As discussed in the post Why There Isn’t More Civil Unrest in America, and Why I’m Not Worried, we’re better at detecting civil unrest, due to social media and the 24-7 news cycle putting a megaphone and magnifying glass to everything, but I don’t think there is more unrest relative to population size now than in the past. Due to the ‘distortion field’ of the media, there’s this huge disconnect or chasm between people’s perception (which is negative) of the economy and reality. Just as the government thrives off confusion and fear, so does the media.
Some see entropy everywhere. But specifically, they are looking for entropy, victims of confirmation bias. If one focuses on everything at the very moment that is going wrong, everything will seem like it’s going wrong. The inability of empirical reality to conform to your idealization of reality is Gnon slapping you across the face telling you you’re wrong.

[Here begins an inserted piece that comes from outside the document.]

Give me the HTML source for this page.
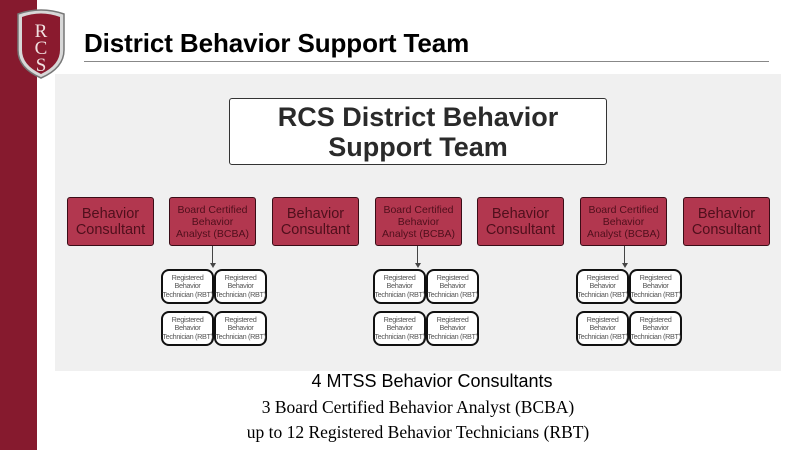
<!DOCTYPE html>
<html><head><meta charset="utf-8"><style>
*{margin:0;padding:0;box-sizing:border-box}
body{width:800px;height:450px;background:#fff;position:relative;overflow:hidden;font-family:"Liberation Sans",sans-serif}
.a{position:absolute}
.strip{left:0;top:0;width:37px;height:450px;background:#861a2e}
.title{left:84px;top:28px;font-size:26px;font-weight:bold;color:#000;letter-spacing:-0.1px}
.rule{left:84px;top:61px;width:685px;height:1px;background:#888}
.grey{left:55px;top:74px;width:726px;height:297px;background:#f0f0f0}
.top{left:229px;top:98px;width:378px;height:67px;background:#fff;border:1.5px solid #333;border-radius:3px;text-align:center;font-size:27px;font-weight:bold;color:#2a2a2a;line-height:30px;padding-top:3px}
.m{top:197px;width:87px;height:49px;background:#b2374f;border:1.5px solid #3a0c16;border-radius:3px;color:#4f0f1c;text-align:center;display:flex;align-items:center;justify-content:center}
.c{font-size:14.5px;line-height:16px}
.b{font-size:10.5px;line-height:12px}
.r{width:53px;height:35px;background:#fff;border:2px solid #111;border-radius:8px;font-size:7.3px;line-height:8.5px;color:#555;text-align:center;display:flex;align-items:center;justify-content:center;white-space:nowrap;letter-spacing:-0.35px;overflow:visible}
.ln{width:1px;height:18px;background:#444}
.ah{width:0;height:0;border-left:3px solid transparent;border-right:3px solid transparent;border-top:5px solid #444}
.t1{left:0;width:864px;top:371px;text-align:center;font-size:18px;color:#000}
.s{font-family:"Liberation Serif",serif;font-size:17.5px;color:#000;text-align:center;left:0;width:836px}
</style></head><body>
<div class="a strip"></div>
<svg class="a" style="left:14px;top:8px" width="54" height="72" viewBox="0 0 54 72">
<path d="M4 6 Q27 -2 50 6 L50 42 Q50 60 27 70 Q4 60 4 42 Z" fill="#d8d8d8" stroke="#777" stroke-width="1.5"/>
<path d="M8 9 Q27 2 46 9 L46 42 Q46 57 27 66 Q8 57 8 42 Z" fill="#8a1a2e"/>
<text x="27" y="29" font-family="Liberation Serif" font-size="19" fill="#f0e0e0" text-anchor="middle">R</text>
<text x="27" y="46" font-family="Liberation Serif" font-size="19" fill="#f0e0e0" text-anchor="middle">C</text>
<text x="27" y="63" font-family="Liberation Serif" font-size="19" fill="#f0e0e0" text-anchor="middle">S</text>
</svg>
<div class="a title">District Behavior Support Team</div>
<div class="a rule"></div>
<div class="a grey"></div>
<div class="a top">RCS District Behavior<br>Support Team</div>

<div class="a m c" style="left:67px">Behavior<br>Consultant</div>
<div class="a m b" style="left:169px">Board Certified<br>Behavior<br>Analyst (BCBA)</div>
<div class="a m c" style="left:272px">Behavior<br>Consultant</div>
<div class="a m b" style="left:375px">Board Certified<br>Behavior<br>Analyst (BCBA)</div>
<div class="a m c" style="left:477px">Behavior<br>Consultant</div>
<div class="a m b" style="left:580px">Board Certified<br>Behavior<br>Analyst (BCBA)</div>
<div class="a m c" style="left:683px">Behavior<br>Consultant</div>

<div class="a ln" style="left:212px;top:246px"></div><div class="a ah" style="left:209.5px;top:263px"></div>
<div class="a ln" style="left:417px;top:246px"></div><div class="a ah" style="left:414.5px;top:263px"></div>
<div class="a ln" style="left:624px;top:246px"></div><div class="a ah" style="left:621.5px;top:263px"></div>

<div class="a r" style="left:161px;top:269px">Registered<br>Behavior<br>Technician (RBT)</div>
<div class="a r" style="left:214px;top:269px">Registered<br>Behavior<br>Technician (RBT)</div>
<div class="a r" style="left:161px;top:311px">Registered<br>Behavior<br>Technician (RBT)</div>
<div class="a r" style="left:214px;top:311px">Registered<br>Behavior<br>Technician (RBT)</div>

<div class="a r" style="left:373px;top:269px">Registered<br>Behavior<br>Technician (RBT)</div>
<div class="a r" style="left:426px;top:269px">Registered<br>Behavior<br>Technician (RBT)</div>
<div class="a r" style="left:373px;top:311px">Registered<br>Behavior<br>Technician (RBT)</div>
<div class="a r" style="left:426px;top:311px">Registered<br>Behavior<br>Technician (RBT)</div>

<div class="a r" style="left:576px;top:269px">Registered<br>Behavior<br>Technician (RBT)</div>
<div class="a r" style="left:629px;top:269px">Registered<br>Behavior<br>Technician (RBT)</div>
<div class="a r" style="left:576px;top:311px">Registered<br>Behavior<br>Technician (RBT)</div>
<div class="a r" style="left:629px;top:311px">Registered<br>Behavior<br>Technician (RBT)</div>

<div class="a t1">4 MTSS Behavior Consultants</div>
<div class="a s" style="top:397px">3 Board Certified Behavior Analyst (BCBA)</div>
<div class="a s" style="top:422px">up to 12 Registered Behavior Technicians (RBT)</div>
</body></html>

The strength of the US economy is in the billions of dollars being spent every quarter on Google and Facebook ads, the millions of TV shows and movies streamed everyday on Netflix, intellectual property being exported all over the world, and innovation and technology such as Tesla. If you think some article on Zerohedge or Pajama Media portending to the end of the world will overturn that, that’s just wishful thinking. I’m not saying its impossible, but it’s highly improbable. So many people since 2009 have gone broke betting high-IQ stocks like Facebook and Tesla, gone broke betting against the stock market and against the economy.
The reason why these doom and gloomers are always wrong yet also so persistent in being wrong is because they are not in the business of being right; rather, they are in the business of collecting ad dollars from the clicks their articles and websites generate. CNN, RT, Wall Street Journal, Washington Post, Info Wars, Fox, Brietbart–the entire media complex (both left-wing and right-wing) have airtime they need to fill. The Unfilled airtime is ad dollars left on the table. People such as myself and Bryan Caplan put own on money and reputations on the line in being right.